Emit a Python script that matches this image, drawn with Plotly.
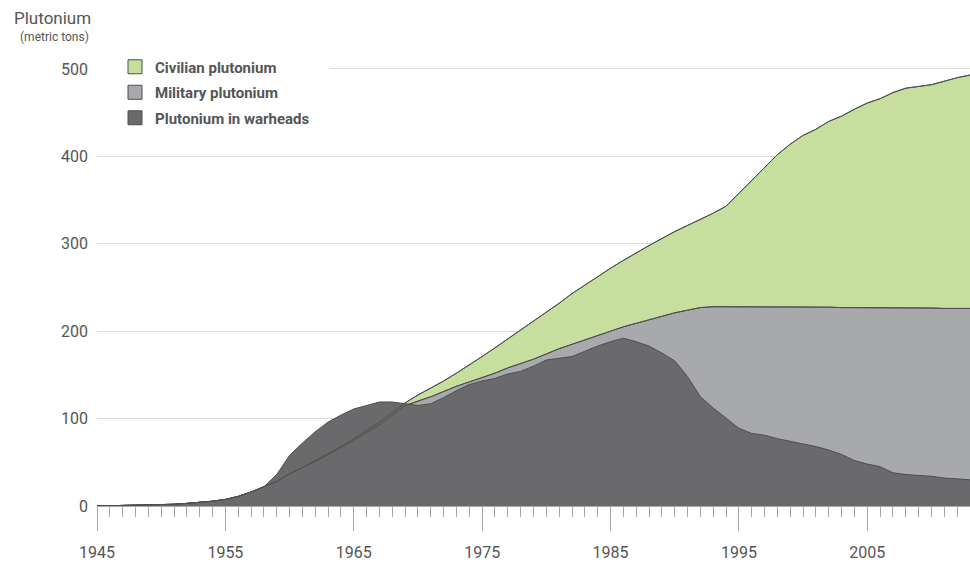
import plotly.graph_objects as go

years = list(range(1945, 2014))

# total stock (top of the green area)
civilian = [0, 0.3, 0.5, 0.8, 1, 1.5, 2, 3, 4, 5.5,
            7.5, 11, 16, 22, 28, 37, 44, 52, 60, 68,
            77, 86, 96, 107, 118, 127, 135, 143, 152, 161,
            171, 181, 191, 201, 211, 221, 232, 243, 253, 263,
            272, 281, 290, 298, 306, 314, 321, 328, 335, 343,
            358, 372, 388, 402, 414, 424, 431, 440, 446, 454,
            461, 466, 473, 478, 480, 482, 486, 490, 493]

military = [0, 0.3, 0.5, 0.8, 1, 1.5, 2, 3, 4, 5.5,
            7.5, 11, 16, 22, 28, 37, 44, 51, 59, 67,
            75, 84, 93, 104, 115, 120, 125, 131, 137, 142,
            147, 152, 158, 163, 168, 174, 180, 185, 190, 195,
            200, 205, 209, 213, 217, 221, 224, 227, 228, 228,
            228, 228, 228, 228, 227.5, 227.5, 227.5, 227.5, 227, 227,
            227, 227, 227, 226.5, 226.5, 226.5, 226, 226, 226]

warheads = [0, 0.3, 0.5, 0.8, 1, 1.5, 2, 3, 4, 5.5,
            7.5, 11, 16, 22, 36, 58, 72, 85, 96, 104,
            111, 115, 119, 119, 117, 115, 117, 124, 132, 139,
            143, 146, 151, 154, 160, 167, 169, 171, 177, 183,
            188, 192, 188, 183, 175, 166, 148, 125, 112, 100,
            89, 83, 81, 77, 74, 71, 68, 64, 59, 52,
            48, 45, 38, 36, 35, 34, 32, 31, 30]

names = ["Civilian plutonium", "Military plutonium", "Plutonium in warheads"]
colors = ["#c6df9f", "#a8a9ad", "#6a6a6c"]
edge = "#4f4f4f"
txt = "#555555"

fig = go.Figure()

# filled areas, back to front
for vals, col in zip([civilian, military, warheads], colors):
    fig.add_trace(go.Scatter(x=years, y=vals, fill="tozeroy", fillcolor=col,
                             mode="lines", line=dict(color=edge, width=1),
                             showlegend=False, hoverinfo="skip"))

# outlines of the total and military stock stay visible over the dark area
for vals in [civilian, military]:
    fig.add_trace(go.Scatter(x=years, y=vals, mode="lines",
                             line=dict(color=edge, width=1),
                             showlegend=False, hoverinfo="skip"))

# legend entries as squares
for i, (nm, col) in enumerate(zip(names, colors)):
    fig.add_trace(go.Scatter(x=[None], y=[None], mode="markers", name=nm,
                             legendgroup=str(i),
                             marker=dict(symbol="square", size=14, color=col,
                                         line=dict(color=edge, width=1))))

fig.update_layout(
    width=970, height=562,
    margin=dict(l=97, r=0, t=34, b=54),
    paper_bgcolor="white", plot_bgcolor="white",
    font=dict(family="Roboto, sans-serif", color=txt),
    legend=dict(x=0, y=0.965, xanchor="left", yanchor="top",
                bgcolor="white", indentation=18, tracegroupgap=3,
                font=dict(size=15, color=txt, weight="bold")),
    xaxis=dict(range=[1945, 2013], tick0=1945, dtick=10,
               ticks="outside", ticklen=24, tickcolor="#a8a8a8", tickwidth=1,
               showline=True, linecolor="#a8a8a8", linewidth=1,
               showgrid=False, zeroline=False,
               tickfont=dict(size=16, color=txt), ticklabelstandoff=8,
               minor=dict(dtick=1, ticks="outside", ticklen=10,
                          tickcolor="#a8a8a8", showgrid=False)),
    yaxis=dict(range=[0, 540], tickvals=[0, 100, 200, 300, 400, 500],
               showgrid=True, gridcolor="rgba(0,0,0,0.14)", gridwidth=1,
               zeroline=False, layer="above traces",
               tickfont=dict(size=16, color=txt), ticklabelstandoff=8),
    # white panel behind the key, so the 500 gridline starts after it
    shapes=[dict(type="rect", xref="paper", yref="paper", layer="above",
                 x0=0, x1=(330 - 97) / 873, y0=(508 - 84) / 474, y1=(508 - 54) / 474,
                 fillcolor="white", line=dict(width=0))],
    annotations=[
        dict(text="Plutonium", x=12, y=18, xref="paper", yref="paper",
             showarrow=False, font=dict(size=17, color=txt),
             xanchor="left", yanchor="middle"),
        dict(text="(metric tons)", x=18, y=37, xref="paper", yref="paper",
             showarrow=False, font=dict(size=12, color=txt),
             xanchor="left", yanchor="middle"),
    ],
)

# title annotations given in page pixels, converted to plot-area fractions
for a in fig.layout.annotations:
    a.x = (a.x - 97) / 873
    a.y = (508 - a.y) / 474

# drop the default body margin so the figure fills the window exactly
fig.write_html("out.html", config={"displayModeBar": False},
               post_script="document.body.style.margin='0';"
                           "document.body.style.overflow='hidden';")
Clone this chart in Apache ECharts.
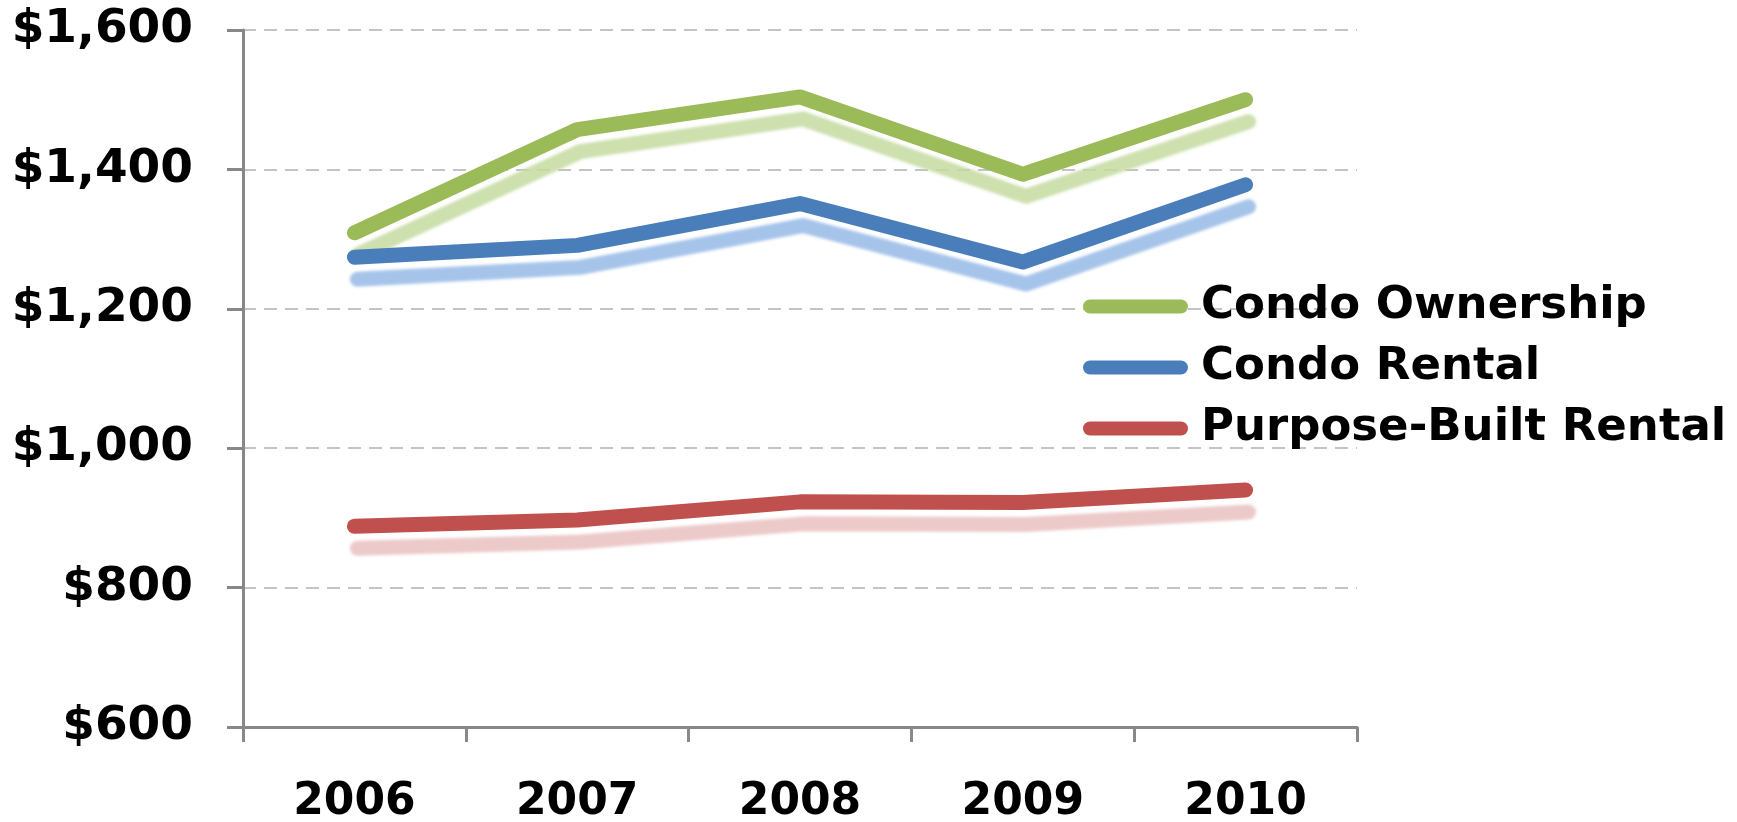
_ _ _ _ _ _ _
Retype each entry precisely. Skip images entirely.

Emit a Python script that matches this image, drawn with Plotly.
import plotly.graph_objects as go

years = list(range(1945, 2014))

# total stock (top of the green area)
civilian = [0, 0.3, 0.5, 0.8, 1, 1.5, 2, 3, 4, 5.5,
            7.5, 11, 16, 22, 28, 37, 44, 52, 60, 68,
            77, 86, 96, 107, 118, 127, 135, 143, 152, 161,
            171, 181, 191, 201, 211, 221, 232, 243, 253, 263,
            272, 281, 290, 298, 306, 314, 321, 328, 335, 343,
            358, 372, 388, 402, 414, 424, 431, 440, 446, 454,
            461, 466, 473, 478, 480, 482, 486, 490, 493]

military = [0, 0.3, 0.5, 0.8, 1, 1.5, 2, 3, 4, 5.5,
            7.5, 11, 16, 22, 28, 37, 44, 51, 59, 67,
            75, 84, 93, 104, 115, 120, 125, 131, 137, 142,
            147, 152, 158, 163, 168, 174, 180, 185, 190, 195,
            200, 205, 209, 213, 217, 221, 224, 227, 228, 228,
            228, 228, 228, 228, 227.5, 227.5, 227.5, 227.5, 227, 227,
            227, 227, 227, 226.5, 226.5, 226.5, 226, 226, 226]

warheads = [0, 0.3, 0.5, 0.8, 1, 1.5, 2, 3, 4, 5.5,
            7.5, 11, 16, 22, 36, 58, 72, 85, 96, 104,
            111, 115, 119, 119, 117, 115, 117, 124, 132, 139,
            143, 146, 151, 154, 160, 167, 169, 171, 177, 183,
            188, 192, 188, 183, 175, 166, 148, 125, 112, 100,
            89, 83, 81, 77, 74, 71, 68, 64, 59, 52,
            48, 45, 38, 36, 35, 34, 32, 31, 30]

names = ["Civilian plutonium", "Military plutonium", "Plutonium in warheads"]
colors = ["#c6df9f", "#a8a9ad", "#6a6a6c"]
edge = "#4f4f4f"
txt = "#555555"

fig = go.Figure()

# filled areas, back to front
for vals, col in zip([civilian, military, warheads], colors):
    fig.add_trace(go.Scatter(x=years, y=vals, fill="tozeroy", fillcolor=col,
                             mode="lines", line=dict(color=edge, width=1),
                             showlegend=False, hoverinfo="skip"))

# outlines of the total and military stock stay visible over the dark area
for vals in [civilian, military]:
    fig.add_trace(go.Scatter(x=years, y=vals, mode="lines",
                             line=dict(color=edge, width=1),
                             showlegend=False, hoverinfo="skip"))

# legend entries as squares
for i, (nm, col) in enumerate(zip(names, colors)):
    fig.add_trace(go.Scatter(x=[None], y=[None], mode="markers", name=nm,
                             legendgroup=str(i),
                             marker=dict(symbol="square", size=14, color=col,
                                         line=dict(color=edge, width=1))))

fig.update_layout(
    width=970, height=562,
    margin=dict(l=97, r=0, t=34, b=54),
    paper_bgcolor="white", plot_bgcolor="white",
    font=dict(family="Roboto, sans-serif", color=txt),
    legend=dict(x=0, y=0.965, xanchor="left", yanchor="top",
                bgcolor="white", indentation=18, tracegroupgap=3,
                font=dict(size=15, color=txt, weight="bold")),
    xaxis=dict(range=[1945, 2013], tick0=1945, dtick=10,
               ticks="outside", ticklen=24, tickcolor="#a8a8a8", tickwidth=1,
               showline=True, linecolor="#a8a8a8", linewidth=1,
               showgrid=False, zeroline=False,
               tickfont=dict(size=16, color=txt), ticklabelstandoff=8,
               minor=dict(dtick=1, ticks="outside", ticklen=10,
                          tickcolor="#a8a8a8", showgrid=False)),
    yaxis=dict(range=[0, 540], tickvals=[0, 100, 200, 300, 400, 500],
               showgrid=True, gridcolor="rgba(0,0,0,0.14)", gridwidth=1,
               zeroline=False, layer="above traces",
               tickfont=dict(size=16, color=txt), ticklabelstandoff=8),
    # white panel behind the key, so the 500 gridline starts after it
    shapes=[dict(type="rect", xref="paper", yref="paper", layer="above",
                 x0=0, x1=(330 - 97) / 873, y0=(508 - 84) / 474, y1=(508 - 54) / 474,
                 fillcolor="white", line=dict(width=0))],
    annotations=[
        dict(text="Plutonium", x=12, y=18, xref="paper", yref="paper",
             showarrow=False, font=dict(size=17, color=txt),
             xanchor="left", yanchor="middle"),
        dict(text="(metric tons)", x=18, y=37, xref="paper", yref="paper",
             showarrow=False, font=dict(size=12, color=txt),
             xanchor="left", yanchor="middle"),
    ],
)

# title annotations given in page pixels, converted to plot-area fractions
for a in fig.layout.annotations:
    a.x = (a.x - 97) / 873
    a.y = (508 - a.y) / 474

# drop the default body margin so the figure fills the window exactly
fig.write_html("out.html", config={"displayModeBar": False},
               post_script="document.body.style.margin='0';"
                           "document.body.style.overflow='hidden';")
Clone this chart in Apache ECharts.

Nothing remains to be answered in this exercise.